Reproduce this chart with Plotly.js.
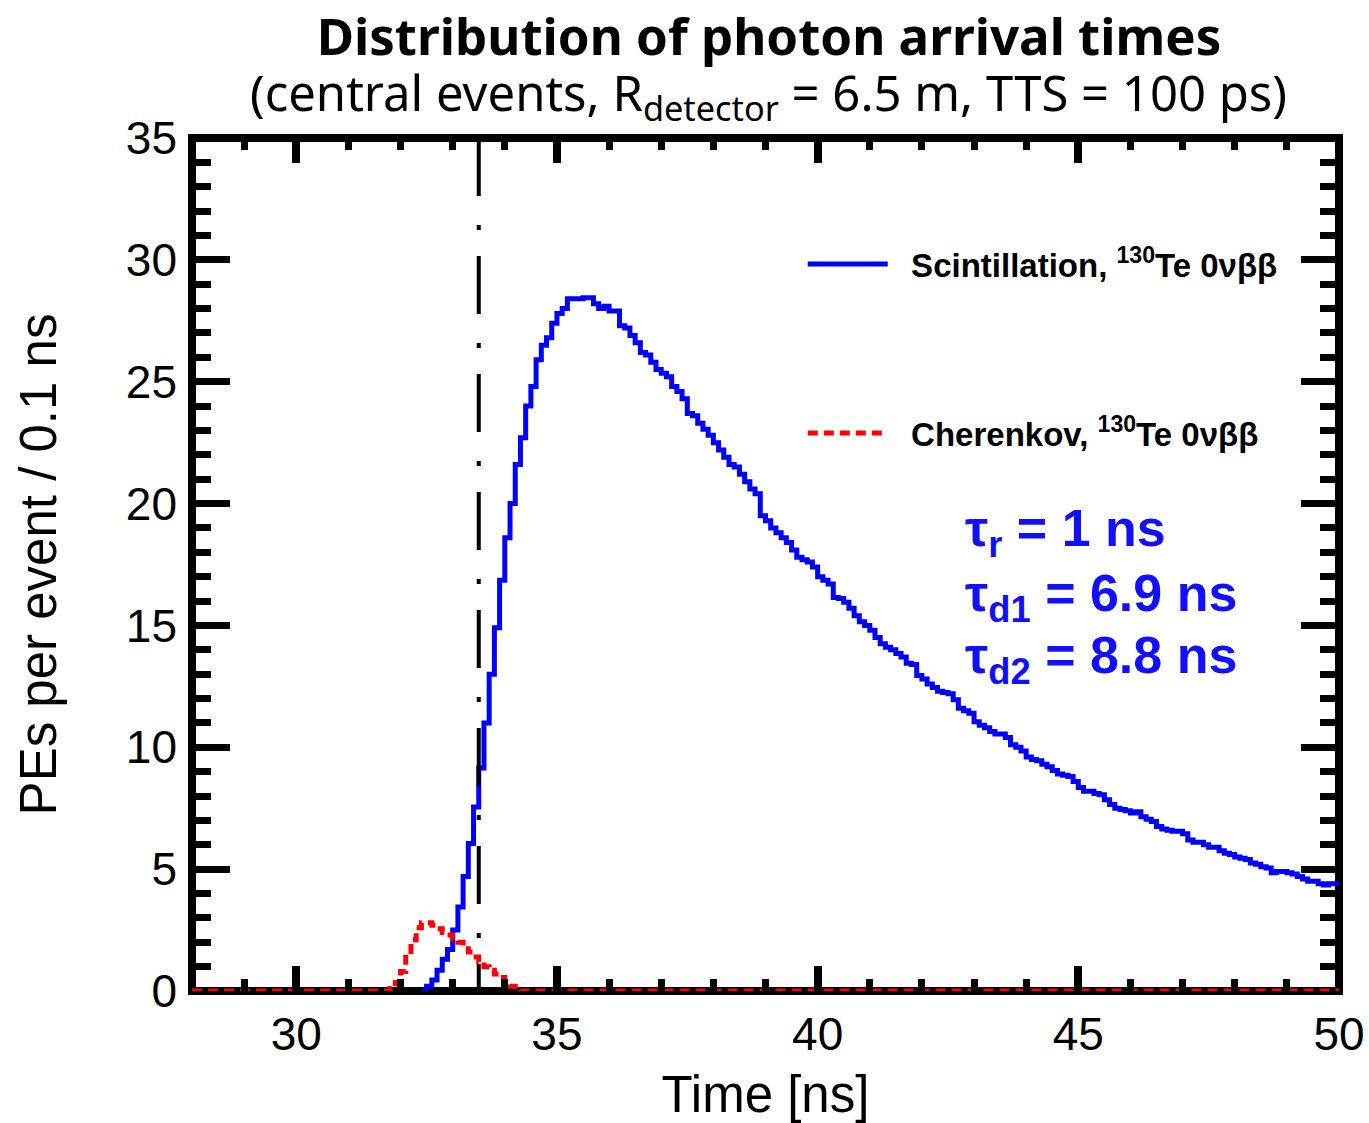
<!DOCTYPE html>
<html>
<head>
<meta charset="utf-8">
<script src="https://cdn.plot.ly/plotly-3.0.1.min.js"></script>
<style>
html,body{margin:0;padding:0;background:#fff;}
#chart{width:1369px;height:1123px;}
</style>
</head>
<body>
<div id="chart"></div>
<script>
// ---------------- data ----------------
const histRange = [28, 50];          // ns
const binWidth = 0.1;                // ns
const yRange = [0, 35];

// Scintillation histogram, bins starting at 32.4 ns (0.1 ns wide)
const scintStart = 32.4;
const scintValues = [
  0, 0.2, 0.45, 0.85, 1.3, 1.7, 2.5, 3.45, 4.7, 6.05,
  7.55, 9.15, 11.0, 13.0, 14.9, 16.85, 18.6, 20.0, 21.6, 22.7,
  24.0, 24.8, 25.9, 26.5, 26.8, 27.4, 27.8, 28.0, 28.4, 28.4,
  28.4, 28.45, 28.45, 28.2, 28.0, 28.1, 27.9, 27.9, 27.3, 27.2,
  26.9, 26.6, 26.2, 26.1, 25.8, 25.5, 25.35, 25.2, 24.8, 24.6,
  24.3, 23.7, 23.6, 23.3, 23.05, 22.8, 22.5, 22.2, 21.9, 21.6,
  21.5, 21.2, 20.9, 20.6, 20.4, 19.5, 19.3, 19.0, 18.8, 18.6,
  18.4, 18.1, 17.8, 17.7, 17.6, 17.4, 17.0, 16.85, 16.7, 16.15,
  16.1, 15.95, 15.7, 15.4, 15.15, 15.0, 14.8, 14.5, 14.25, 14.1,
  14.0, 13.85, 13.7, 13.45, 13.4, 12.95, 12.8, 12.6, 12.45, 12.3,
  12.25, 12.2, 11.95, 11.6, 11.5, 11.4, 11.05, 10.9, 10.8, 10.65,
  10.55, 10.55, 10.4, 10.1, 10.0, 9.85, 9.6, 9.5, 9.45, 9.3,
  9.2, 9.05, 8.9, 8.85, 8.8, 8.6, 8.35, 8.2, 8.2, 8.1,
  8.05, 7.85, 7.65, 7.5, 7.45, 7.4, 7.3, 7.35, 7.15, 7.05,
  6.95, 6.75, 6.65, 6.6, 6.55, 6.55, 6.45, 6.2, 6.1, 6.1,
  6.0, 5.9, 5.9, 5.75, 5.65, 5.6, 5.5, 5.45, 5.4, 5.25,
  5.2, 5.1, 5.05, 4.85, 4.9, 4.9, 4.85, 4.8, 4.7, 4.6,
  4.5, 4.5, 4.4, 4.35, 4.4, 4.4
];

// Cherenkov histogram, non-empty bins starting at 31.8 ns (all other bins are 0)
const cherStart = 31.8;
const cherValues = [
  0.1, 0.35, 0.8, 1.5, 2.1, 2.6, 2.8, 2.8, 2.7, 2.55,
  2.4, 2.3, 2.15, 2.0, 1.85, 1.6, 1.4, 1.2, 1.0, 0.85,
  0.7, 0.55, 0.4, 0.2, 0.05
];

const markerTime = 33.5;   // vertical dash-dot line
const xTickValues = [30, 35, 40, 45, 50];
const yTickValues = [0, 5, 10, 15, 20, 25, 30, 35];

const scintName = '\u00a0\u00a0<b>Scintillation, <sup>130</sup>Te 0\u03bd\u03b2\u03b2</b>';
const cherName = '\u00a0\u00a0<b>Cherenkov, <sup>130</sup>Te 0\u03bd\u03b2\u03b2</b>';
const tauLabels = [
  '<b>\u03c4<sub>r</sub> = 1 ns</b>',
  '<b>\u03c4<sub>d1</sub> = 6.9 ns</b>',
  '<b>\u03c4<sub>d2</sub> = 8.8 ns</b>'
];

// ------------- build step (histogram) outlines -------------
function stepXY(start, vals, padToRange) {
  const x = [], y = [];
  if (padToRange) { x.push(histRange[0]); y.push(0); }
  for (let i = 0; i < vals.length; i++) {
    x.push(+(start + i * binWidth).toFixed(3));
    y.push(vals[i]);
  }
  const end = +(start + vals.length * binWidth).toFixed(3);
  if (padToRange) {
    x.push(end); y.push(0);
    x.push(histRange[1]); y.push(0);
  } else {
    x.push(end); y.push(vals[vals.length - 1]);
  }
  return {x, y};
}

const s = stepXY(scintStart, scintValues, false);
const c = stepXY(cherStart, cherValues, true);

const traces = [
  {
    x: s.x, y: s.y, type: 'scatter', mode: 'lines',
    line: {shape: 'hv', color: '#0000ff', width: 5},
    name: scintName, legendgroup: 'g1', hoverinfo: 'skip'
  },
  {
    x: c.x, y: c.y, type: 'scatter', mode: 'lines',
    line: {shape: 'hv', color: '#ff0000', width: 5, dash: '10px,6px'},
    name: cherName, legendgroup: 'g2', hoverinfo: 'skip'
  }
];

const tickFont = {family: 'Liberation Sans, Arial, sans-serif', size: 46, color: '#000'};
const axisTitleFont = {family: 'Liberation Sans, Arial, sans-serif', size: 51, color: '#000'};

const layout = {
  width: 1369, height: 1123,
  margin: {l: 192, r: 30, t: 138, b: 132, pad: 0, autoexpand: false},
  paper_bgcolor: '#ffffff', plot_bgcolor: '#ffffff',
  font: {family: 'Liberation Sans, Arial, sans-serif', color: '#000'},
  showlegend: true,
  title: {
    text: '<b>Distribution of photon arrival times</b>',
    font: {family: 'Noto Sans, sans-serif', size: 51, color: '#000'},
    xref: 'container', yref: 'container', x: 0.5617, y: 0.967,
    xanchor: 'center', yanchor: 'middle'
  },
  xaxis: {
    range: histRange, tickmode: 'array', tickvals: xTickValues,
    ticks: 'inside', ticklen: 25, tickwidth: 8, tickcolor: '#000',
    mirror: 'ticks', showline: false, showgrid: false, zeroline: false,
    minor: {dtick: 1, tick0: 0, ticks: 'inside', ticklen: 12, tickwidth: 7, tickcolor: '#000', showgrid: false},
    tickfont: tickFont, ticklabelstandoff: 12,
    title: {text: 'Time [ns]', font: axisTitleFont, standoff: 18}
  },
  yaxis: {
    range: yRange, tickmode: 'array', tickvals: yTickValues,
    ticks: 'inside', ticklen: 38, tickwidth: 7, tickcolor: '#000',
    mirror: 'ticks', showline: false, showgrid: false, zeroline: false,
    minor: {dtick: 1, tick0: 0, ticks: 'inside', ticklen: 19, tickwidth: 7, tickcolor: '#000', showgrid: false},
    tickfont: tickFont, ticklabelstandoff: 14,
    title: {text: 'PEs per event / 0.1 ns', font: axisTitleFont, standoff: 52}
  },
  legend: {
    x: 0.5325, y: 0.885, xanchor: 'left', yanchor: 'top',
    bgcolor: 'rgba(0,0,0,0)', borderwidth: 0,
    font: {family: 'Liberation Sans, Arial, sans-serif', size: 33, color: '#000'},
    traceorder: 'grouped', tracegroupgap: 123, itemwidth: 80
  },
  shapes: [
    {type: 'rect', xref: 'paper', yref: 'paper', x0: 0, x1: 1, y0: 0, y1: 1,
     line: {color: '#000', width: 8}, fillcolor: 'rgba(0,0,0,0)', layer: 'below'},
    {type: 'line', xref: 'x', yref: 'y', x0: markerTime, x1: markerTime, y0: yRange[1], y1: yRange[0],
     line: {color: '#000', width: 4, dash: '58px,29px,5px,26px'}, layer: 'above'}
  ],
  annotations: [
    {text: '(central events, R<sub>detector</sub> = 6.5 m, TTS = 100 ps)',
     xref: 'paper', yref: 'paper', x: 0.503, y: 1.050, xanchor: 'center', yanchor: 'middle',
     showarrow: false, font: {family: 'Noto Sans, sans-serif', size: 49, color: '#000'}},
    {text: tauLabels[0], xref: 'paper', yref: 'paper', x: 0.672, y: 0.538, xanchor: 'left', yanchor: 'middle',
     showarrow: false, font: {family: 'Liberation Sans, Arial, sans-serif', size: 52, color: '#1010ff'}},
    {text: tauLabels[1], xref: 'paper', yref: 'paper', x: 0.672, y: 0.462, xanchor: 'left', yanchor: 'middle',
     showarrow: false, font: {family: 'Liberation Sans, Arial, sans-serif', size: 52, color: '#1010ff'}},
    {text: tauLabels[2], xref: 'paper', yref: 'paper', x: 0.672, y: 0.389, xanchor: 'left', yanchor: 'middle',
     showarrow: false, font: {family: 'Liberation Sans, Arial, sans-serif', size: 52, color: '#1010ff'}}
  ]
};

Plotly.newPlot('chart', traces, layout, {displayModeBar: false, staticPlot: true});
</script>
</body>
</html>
------------------------------------------------------------
Scan the material above. Extract every line in which the word "chart" occurs.

Reproduce this chart with Plotly.js.
#chart{width:1369px;height:1123px;}
<div id="chart"></div>
Plotly.newPlot('chart', traces, layout, {displayModeBar: false, staticPlot: true});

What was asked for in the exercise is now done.